Where it comes to character voice, I definitely want more practice. At this moment, I am primarily focused on simply putting new words on the page, so every character blends into the other a bit. Editing is where I will make this shine because I can polish the way each character speaks and also adjust not just how they see the world but what they are looking at.
I also wanted to develop strategies for opening chapters, and this is absolutely something that will take more practice and experimentation. I have adjusted my idea of the inciting incident, however. I had thought that, for example, in this book, the inciting incident was the quest for the Holy Grail. They start on the quest, so I thought that I was just skipping the mess of reaching the inciting incident. But then, after I wrote their first encounter with a monster, I realized I had been thinking about it wrong. The inciting incident is not just the thing that they are doing in this book – it is the thing that they are determined to do. Probably obvious to folks who have been writing for longer, and something I had perhaps been doing subconsciously, but this shade of difference will help me in future stories.
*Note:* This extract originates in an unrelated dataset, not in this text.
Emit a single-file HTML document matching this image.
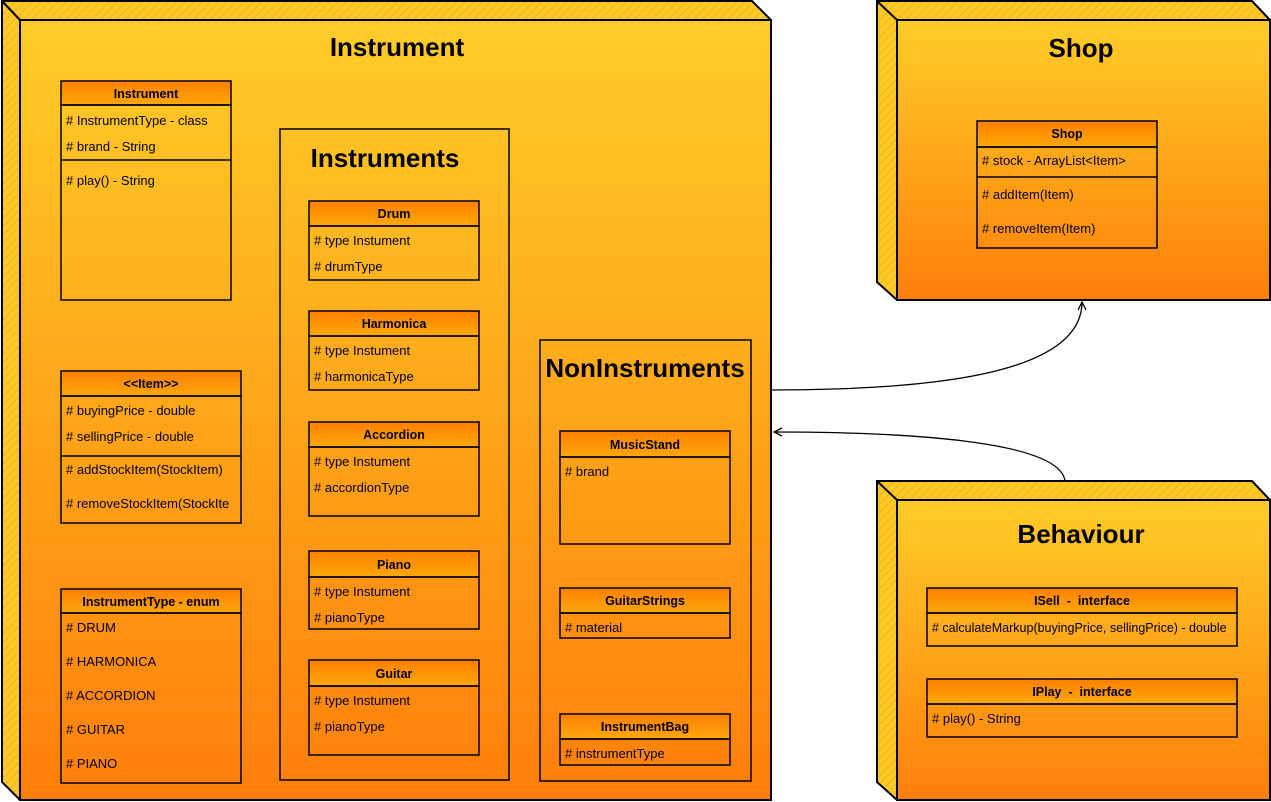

The Best motivation Is Knowing I Won’t Have to Do This Forever
I’ve already said it a few times, but for me, creating motivation is about making it as easy as possible to get started. I reduce the barriers to entry as much as possible so that my brain needs to do as little work as I can manage to get over the highest hump: the first few words.
I can’t keep going forever. This intensive workshop will end August 1, and at that point, I should have a completed novel draft. I will not just put it down but put it in a drawer and let myself forget about it a bit so that when I turn to editing, I will have fresh eyes. On August 1, I am going to force myself not to work for a while. I’ll read and replenish.
I’m really looking forward to having this novel done, because it’s going to be awesome! I’m really looking forward to, not just rest, but not thinking about this book. This work is not going to last forever, and that helps me immensely as I pick up the pen (keyboard) to start yet another day of work.